Introduction: The ability of soil and bedrock material to buffer acid derived from atmospheric loading is dependent on the mineral/chemical composition, texture and the flow pathways of water through the material. A first-order control on acidification potential is the bedrock composition, so we will use bedrock coverages to examine watersheds in the western Adirondacks and Tug Hill Plateau. We will then assess the impact of bedrock composition on stream water chemistry in these watersheds. The approach that we will take is to extract the appropriate bedrock coverage area of interest, assign buffering capacity values based on the mineral/chemical composition of the bedrock types, and produce a new coverage which depicts the spatial distribution of buffering capacity.

Map files and Data: The shape file Adir_bed.shp and the Watertown 1 to 100 .tif file are located in the Lab 7 folder at the network address. You will need to copy both to your Zip disk, along with the Excel files Lab 7 Water and Lab 7 Rock. You will also want to copy the text file ‘bedrock key’, which contains the descriptions of the bedrock map units in the study area. The file ‘aoiclip’ is a shapefile that defines the area of interest for this lab. The file ‘watersamples.shp’ is a point coverage which locates the site of each of the water samples.

Open the bedrock shape file and clip to the area of interest: Follow the procedure used in lab #6 to clip the bedrock coverage to the area of interest defined by the clipping file provided. Save the clipped bedrock coverage as a new shape file (e.g. arearock).

Delete the original bedrock shape file and the clipping file. Examine the clipped bedrock coverage and identify the bedrock units present in the area of interest.

Add the topographic map coverage and point coverage to locate the following streams and sampling sites:

Moose River

Black River

Sugar River

Whetstone Creek

Fish Creek

Alder Creek

Assign a buffering potential value to each of the bedrock units: Make a list of the bedrock units in the area of interest as a new Excel file (you can copy this from the Rock data file); use the exact material ID used in ArcView to define each unit. Using the Lab 7 Rock data, assign a ‘buffering potential’ value to each unit, using a scale of 1-10, with 1 the least buffering potential, and 10 the greatest. We will discuss this in lab. When you have completed the buffering potential assignment, use ‘save as’ in Excel to save the file as a .dbf file. You will use this file as a table in ArcView.

Open a ‘buffering potential’ table in ArcView and join to the bedrock coverage table: With the clipped bedrock coverage file opened in ArcView, go the ‘project’ menu and select ‘add table’. Navigate to the .dbf file you have just saved, and open it as an ArcView table. Note that the table should have only two columns – "Material" and the attribute name you assigned for buffering potential. Open the table for the clipped bedrock coverage, such that both tables are now open. Use the ‘Join’ command under the Table menu, and follow the procedures to join the tables. Examine the clipped bedrock coverage to be sure that the new buffer attribute column is properly assigned.

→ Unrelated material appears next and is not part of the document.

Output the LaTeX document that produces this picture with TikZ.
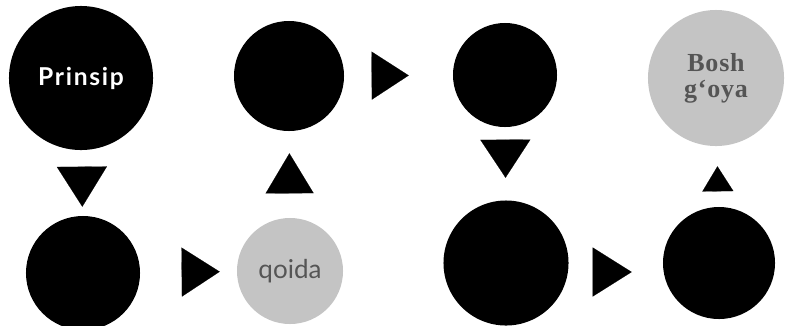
\documentclass[tikz,border=0pt]{standalone}
\usepackage{fontspec}
\usepackage{tikz}
\usetikzlibrary{arrows.meta}
\newfontfamily\prinfont[LetterSpace=7]{Lato}
\newfontfamily\qoidafont{Lato}
\newfontfamily\boshfont[LetterSpace=3]{Liberation Serif}
\definecolor{discgrey}{HTML}{C4C4C4}
\definecolor{inkgrey}{HTML}{555555}

\begin{document}
\begin{tikzpicture}[x=0.025cm,y=-0.025cm,
  disc/.style={circle,fill=black,inner sep=0pt,minimum size=#1},
  pale/.style={circle,fill=discgrey,inner sep=0pt,minimum size=#1,text=inkgrey},
  wedge/.style args={#1/#2}{line width=0.1pt,-{Triangle[length=#1,width=#2]}}]
\useasboundingbox (0,0) rectangle (788,325);
% discs, top row then bottom row
\node[disc=3.6cm,text=white,font=\prinfont\bfseries\fontsize{17.5pt}{18pt}\selectfont] (pr) at (81,78) {Prinsip};
\node[disc=2.75cm] (hi1) at (289,76) {};
\node[disc=2.6cm] (hi2) at (505,75) {};
\node[pale=3.4cm,align=center,font=\boshfont\bfseries\fontsize{18.5pt}{18.5pt}\selectfont]
  (bg) at (716,78) {Bosh\\g‘oya};
\node[disc=2.85cm] (lo1) at (83,273) {};
\node[pale=2.65cm,font=\qoidafont\fontsize{18.5pt}{18pt}\selectfont] (qo) at (290,271) {qoida};
\node[disc=3.125cm] (lo2) at (506,263) {};
\node[disc=2.8cm] (lo3) at (719,263) {};
% triangle pointers
\draw[wedge=1cm/1.25cm,shorten <=0.425cm,shorten >=0.225cm] (pr) -- (lo1);
\draw[wedge=0.95cm/1.225cm,shorten <=1.05cm,shorten >=0.425cm] (lo1) -- (qo);
\draw[wedge=1cm/1.2cm,shorten <=0.625cm,shorten >=0.55cm] (qo) -- (hi1);
\draw[wedge=0.925cm/1.2cm,shorten <=0.7cm,shorten >=1.1cm] (hi1) -- (hi2);
\draw[wedge=0.95cm/1.25cm,shorten <=0.325cm,shorten >=0.5625cm] (hi2) -- (lo2);
\draw[wedge=0.975cm/1.225cm,shorten <=0.61cm,shorten >=0.775cm]
  ([yshift=-0.225cm]lo2.east) -- ([yshift=-0.225cm]lo3.west);
\draw[wedge=0.625cm/0.775cm,shorten <=0.375cm,shorten >=0.5cm] (lo3) -- (bg);
\end{tikzpicture}
\end{document}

Prepare a map depicting buffering capacity: Use the clipped shapefile with joined table to prepare a map and layout depicting buffering potential based upon the bedrock characteristics you have just assigned. This is done using the legend editor; the "Graduated Color" legend type works well for this sort of display. You may wish to overlay this coverage on the topographic base map.

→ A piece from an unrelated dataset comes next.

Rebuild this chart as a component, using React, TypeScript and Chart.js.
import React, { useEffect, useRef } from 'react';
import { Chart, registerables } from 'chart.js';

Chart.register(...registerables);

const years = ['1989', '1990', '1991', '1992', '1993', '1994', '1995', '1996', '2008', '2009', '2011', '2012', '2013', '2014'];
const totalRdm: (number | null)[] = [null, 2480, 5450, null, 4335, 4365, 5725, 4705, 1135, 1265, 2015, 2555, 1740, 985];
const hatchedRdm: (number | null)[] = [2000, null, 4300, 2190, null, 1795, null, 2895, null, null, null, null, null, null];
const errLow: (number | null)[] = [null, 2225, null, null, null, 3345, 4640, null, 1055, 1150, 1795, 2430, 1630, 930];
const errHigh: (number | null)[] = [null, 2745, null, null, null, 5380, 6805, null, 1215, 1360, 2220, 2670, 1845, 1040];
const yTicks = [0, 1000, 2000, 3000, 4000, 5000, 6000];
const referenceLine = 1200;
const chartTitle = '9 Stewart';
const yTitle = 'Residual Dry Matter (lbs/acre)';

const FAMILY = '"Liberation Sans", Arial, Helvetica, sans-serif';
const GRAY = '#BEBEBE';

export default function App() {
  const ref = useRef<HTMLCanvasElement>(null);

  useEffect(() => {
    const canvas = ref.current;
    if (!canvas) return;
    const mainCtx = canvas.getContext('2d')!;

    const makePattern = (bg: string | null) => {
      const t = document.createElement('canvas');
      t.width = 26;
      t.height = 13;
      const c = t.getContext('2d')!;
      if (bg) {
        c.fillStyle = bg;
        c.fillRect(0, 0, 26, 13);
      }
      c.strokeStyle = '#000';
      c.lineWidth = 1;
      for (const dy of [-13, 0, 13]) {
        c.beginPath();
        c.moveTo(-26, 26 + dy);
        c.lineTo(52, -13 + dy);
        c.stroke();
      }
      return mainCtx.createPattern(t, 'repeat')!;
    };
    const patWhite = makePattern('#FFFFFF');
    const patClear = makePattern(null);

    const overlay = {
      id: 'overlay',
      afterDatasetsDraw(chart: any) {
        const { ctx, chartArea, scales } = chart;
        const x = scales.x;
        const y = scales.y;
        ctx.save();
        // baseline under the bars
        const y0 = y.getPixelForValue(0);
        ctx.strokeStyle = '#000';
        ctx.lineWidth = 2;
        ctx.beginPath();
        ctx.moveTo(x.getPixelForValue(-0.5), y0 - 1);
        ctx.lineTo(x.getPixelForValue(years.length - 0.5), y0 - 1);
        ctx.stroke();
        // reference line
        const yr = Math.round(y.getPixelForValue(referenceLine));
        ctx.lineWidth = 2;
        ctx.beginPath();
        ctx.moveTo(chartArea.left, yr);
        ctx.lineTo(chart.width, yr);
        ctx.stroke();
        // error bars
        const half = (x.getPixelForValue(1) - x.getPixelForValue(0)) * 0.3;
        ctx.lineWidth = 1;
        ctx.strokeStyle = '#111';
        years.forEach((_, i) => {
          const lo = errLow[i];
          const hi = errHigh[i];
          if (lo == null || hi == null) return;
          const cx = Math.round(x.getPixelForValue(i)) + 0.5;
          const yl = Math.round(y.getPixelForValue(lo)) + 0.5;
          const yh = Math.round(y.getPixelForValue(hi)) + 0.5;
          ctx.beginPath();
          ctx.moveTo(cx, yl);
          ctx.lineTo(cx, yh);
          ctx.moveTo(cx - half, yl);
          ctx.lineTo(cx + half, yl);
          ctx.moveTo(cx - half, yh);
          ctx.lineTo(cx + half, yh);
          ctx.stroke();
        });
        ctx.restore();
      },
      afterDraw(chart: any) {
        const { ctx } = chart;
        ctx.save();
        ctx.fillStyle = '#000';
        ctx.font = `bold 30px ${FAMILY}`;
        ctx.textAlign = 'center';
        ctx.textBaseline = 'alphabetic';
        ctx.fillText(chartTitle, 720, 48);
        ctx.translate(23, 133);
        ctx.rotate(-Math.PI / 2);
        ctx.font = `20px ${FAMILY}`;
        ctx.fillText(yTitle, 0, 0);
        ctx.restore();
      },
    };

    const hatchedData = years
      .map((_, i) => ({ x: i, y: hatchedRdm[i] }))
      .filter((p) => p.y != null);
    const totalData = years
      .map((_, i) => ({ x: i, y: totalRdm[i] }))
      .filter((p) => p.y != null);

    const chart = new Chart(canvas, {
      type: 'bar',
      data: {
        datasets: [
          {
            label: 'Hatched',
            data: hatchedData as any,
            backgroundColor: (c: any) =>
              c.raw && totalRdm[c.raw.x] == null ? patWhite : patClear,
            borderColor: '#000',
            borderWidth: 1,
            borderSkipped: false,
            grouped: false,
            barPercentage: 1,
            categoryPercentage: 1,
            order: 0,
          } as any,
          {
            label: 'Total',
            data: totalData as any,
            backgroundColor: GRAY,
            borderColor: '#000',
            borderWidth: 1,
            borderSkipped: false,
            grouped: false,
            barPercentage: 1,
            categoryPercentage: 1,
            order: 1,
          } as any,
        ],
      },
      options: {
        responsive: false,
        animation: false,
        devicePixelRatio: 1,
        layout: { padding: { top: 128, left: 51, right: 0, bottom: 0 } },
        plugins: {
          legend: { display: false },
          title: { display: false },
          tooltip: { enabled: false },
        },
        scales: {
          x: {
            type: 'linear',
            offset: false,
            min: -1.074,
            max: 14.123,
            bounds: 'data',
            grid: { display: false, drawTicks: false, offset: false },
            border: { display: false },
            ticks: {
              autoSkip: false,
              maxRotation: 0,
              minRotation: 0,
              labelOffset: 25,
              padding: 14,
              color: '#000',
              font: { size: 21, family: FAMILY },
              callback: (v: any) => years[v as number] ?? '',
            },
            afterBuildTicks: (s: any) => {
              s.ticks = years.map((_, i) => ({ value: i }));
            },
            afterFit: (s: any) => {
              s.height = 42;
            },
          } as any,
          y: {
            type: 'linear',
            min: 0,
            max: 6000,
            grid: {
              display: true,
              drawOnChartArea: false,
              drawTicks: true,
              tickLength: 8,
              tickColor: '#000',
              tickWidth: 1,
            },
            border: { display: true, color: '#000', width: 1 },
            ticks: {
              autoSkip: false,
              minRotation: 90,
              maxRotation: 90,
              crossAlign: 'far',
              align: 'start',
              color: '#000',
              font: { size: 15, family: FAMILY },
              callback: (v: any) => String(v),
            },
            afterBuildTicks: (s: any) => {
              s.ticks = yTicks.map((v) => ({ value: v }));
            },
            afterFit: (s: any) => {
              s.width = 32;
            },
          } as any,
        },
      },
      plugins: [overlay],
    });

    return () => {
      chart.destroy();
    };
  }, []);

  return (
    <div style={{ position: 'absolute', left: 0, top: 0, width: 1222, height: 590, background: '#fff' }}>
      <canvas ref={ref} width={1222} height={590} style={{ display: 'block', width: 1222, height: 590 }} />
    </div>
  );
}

Water chemistry and bedrock buffering capacity: Use the topographic map coverage to locate the six streams . You may wish to make a new theme (a line coverage) that locates the streams on your buffering potential map, or use the watersamples.shp point coverage. Alternatively, you can locate the streams on the view or layout with the graphic editor.

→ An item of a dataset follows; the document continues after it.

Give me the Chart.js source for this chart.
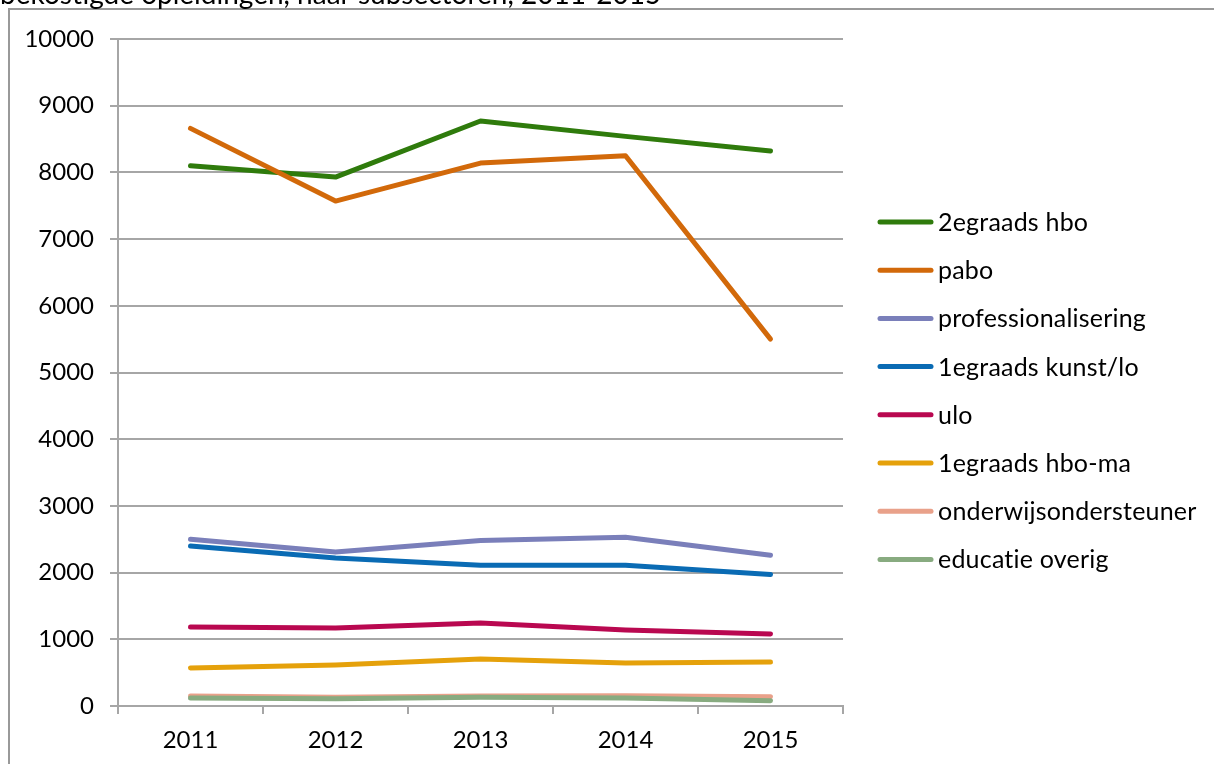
<!DOCTYPE html>
<html>
<head>
<meta charset="utf-8">
<script src="https://cdn.jsdelivr.net/npm/chart.js@4.4.0/dist/chart.umd.min.js"></script>
<style>
html,body{margin:0;padding:0;background:#fff;}
#wrap{width:1214px;height:764px;position:relative;}
</style>
</head>
<body>
<div id="wrap"><canvas id="c" width="1214" height="764"></canvas></div>
<script>
const titleText = "bekostigde opleidingen, naar subsectoren, 2011-2015";
const years = ["2011", "2012", "2013", "2014", "2015"];
const seriesNames = ["2egraads hbo", "pabo", "professionalisering", "1egraads kunst/lo", "ulo", "1egraads hbo-ma", "onderwijsondersteuner", "educatie overig"];
const hbo2 = [8100, 7930, 8770, 8540, 8320];
const pabo = [8660, 7570, 8140, 8250, 5500];
const prof = [2500, 2310, 2480, 2530, 2260];
const kunst1 = [2400, 2220, 2110, 2110, 1970];
const ulo = [1185, 1170, 1245, 1140, 1080];
const hboma1 = [570, 615, 705, 645, 660];
const ondst = [150, 130, 150, 155, 140];
const educ = [120, 110, 130, 120, 80];
const yTicks = [0, 1000, 2000, 3000, 4000, 5000, 6000, 7000, 8000, 9000, 10000];
const colors = ["#2F7B0C", "#D2690A", "#7A7FBA", "#0A6BB4", "#B90850", "#E5A10B", "#E9A18A", "#88AB80"];

const allSeries = [hbo2, pabo, prof, kunst1, ulo, hboma1, ondst, educ];
const FONT = "Lato, 'Open Sans', sans-serif";
const gridCol = "#a6a6a6";

const framePlugin = {
  id: 'frame',
  beforeDraw(chart) {
    const ctx = chart.ctx;
    ctx.save();
    ctx.fillStyle = '#fff';
    ctx.fillRect(0, 0, chart.width, chart.height);
    ctx.strokeStyle = '#999';
    ctx.lineWidth = 2;
    ctx.beginPath();
    ctx.moveTo(9, 770);
    ctx.lineTo(9, 9);
    ctx.lineTo(1220, 9);
    ctx.stroke();
    ctx.fillStyle = '#000';
    ctx.font = "28px " + FONT;
    ctx.textBaseline = 'alphabetic';
    ctx.textAlign = 'left';
    ctx.fillText(titleText, 0, 4);
    ctx.restore();
  },
  afterDraw(chart) {
    const ctx = chart.ctx;
    ctx.save();
    const ds = chart.data.datasets;
    ctx.font = "25px " + FONT;
    try { ctx.letterSpacing = '0.2px'; } catch (e) {}
    ctx.textBaseline = 'middle';
    ctx.textAlign = 'left';
    ds.forEach((d, i) => {
      const y = 222 + i * 48.2;
      ctx.strokeStyle = d.borderColor;
      ctx.lineWidth = 5;
      ctx.lineCap = 'round';
      ctx.beginPath();
      ctx.moveTo(880, y);
      ctx.lineTo(931, y);
      ctx.stroke();
      ctx.fillStyle = '#000';
      ctx.fillText(d.label, 938, y + 1);
    });
    ctx.restore();
  }
};

new Chart(document.getElementById('c'), {
  type: 'line',
  data: {
    labels: years,
    datasets: seriesNames.map((n, i) => ({
      label: n,
      data: allSeries[i],
      borderColor: colors[i],
      backgroundColor: colors[i],
      borderWidth: 5,
      pointRadius: 0,
      tension: 0,
      borderCapStyle: 'round',
      borderJoinStyle: 'round',
      order: seriesNames.length - i
    }))
  },
  options: {
    responsive: false,
    animation: false,
    devicePixelRatio: 1,
    layout: { padding: { left: 0, top: 39, right: 371, bottom: 0 } },
    plugins: { legend: { display: false }, tooltip: { enabled: false }, title: { display: false } },
    scales: {
      x: {
        offset: true,
        grid: { offset: true, drawOnChartArea: false, drawTicks: true, tickLength: 8, color: gridCol, lineWidth: 2 },
        border: { display: true, color: gridCol, width: 2 },
        ticks: { color: '#000', font: { family: FONT, size: 24 }, padding: 12, maxRotation: 0 },
        afterFit(s) { s.height = 58; }
      },
      y: {
        min: 0, max: 10000,
        afterBuildTicks(s) { s.ticks = yTicks.map(v => ({ value: v })); },
        grid: { drawOnChartArea: true, drawTicks: true, tickLength: 8, color: gridCol, lineWidth: 2 },
        border: { display: true, color: gridCol, width: 2 },
        ticks: { color: '#000', font: { family: FONT, size: 24 }, padding: 16, callback: v => String(v) },
        afterFit(s) { s.width = 118; }
      }
    }
  },
  plugins: [framePlugin]
});
</script>
</body>
</html>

Examine the watershed of each stream, and assess the overall buffering capacity of the various rock units.

1. Based on the analysis above, what is the correlation between the bedrock buffering potentials that you assigned and the water chemistry of the five streams of interest?

2. What other factors are not accounted for this analysis? What other information would be useful to predict watershed buffering capacity more fully?